Joe Allman - JP Morgan

Okay, very helpful, thank you.

Tim Marquez

Thank you.

Operator

There are no other questions at this time.

Tim Marquez

Thanks everybody for questions, for listening in today's call, a lot of good questions there. We continue to be really excited about Venice’s prospects for 2008 and long-term prospects. There is still some of which are under wraps. We expect our capital expenditures will allow us to live within cash flow and pay down debt, allowing us to meet or beat our guidance.

In the year since I started Venoco in ’92, this for me is the most exciting time period. It is frustrating with our recent stock performance but nevertheless we feel very good about where the company is and where it’s gone. We think the Hastings CO2 flood transaction could be a big step change for the company, South Ellwood, the draft EIRs is finally near issuance and its moving towards completion. We've got some exciting exploration projects coming together this year and Sacramento Basin that of course continues to produce new opportunities with solid results and just a lot of excitement around here.

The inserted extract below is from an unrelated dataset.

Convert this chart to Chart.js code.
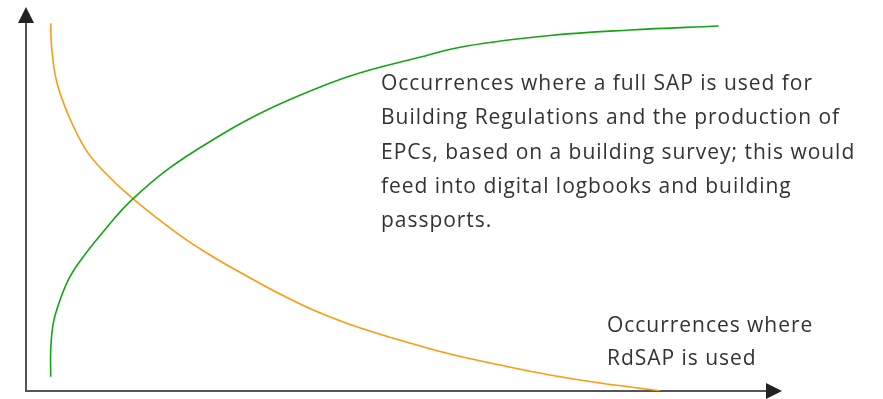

We are hoping to have an Analyst day. We scheduled it for our next quarter, where we'd be able to go over in greater detail, each producing area and the project related to each.

So, again, I want to thank everybody for joining us. A replay information of this call will be posted on the website and have a good day, everybody.

Operator

This concludes the presentation. You may now disconnect and have a great day.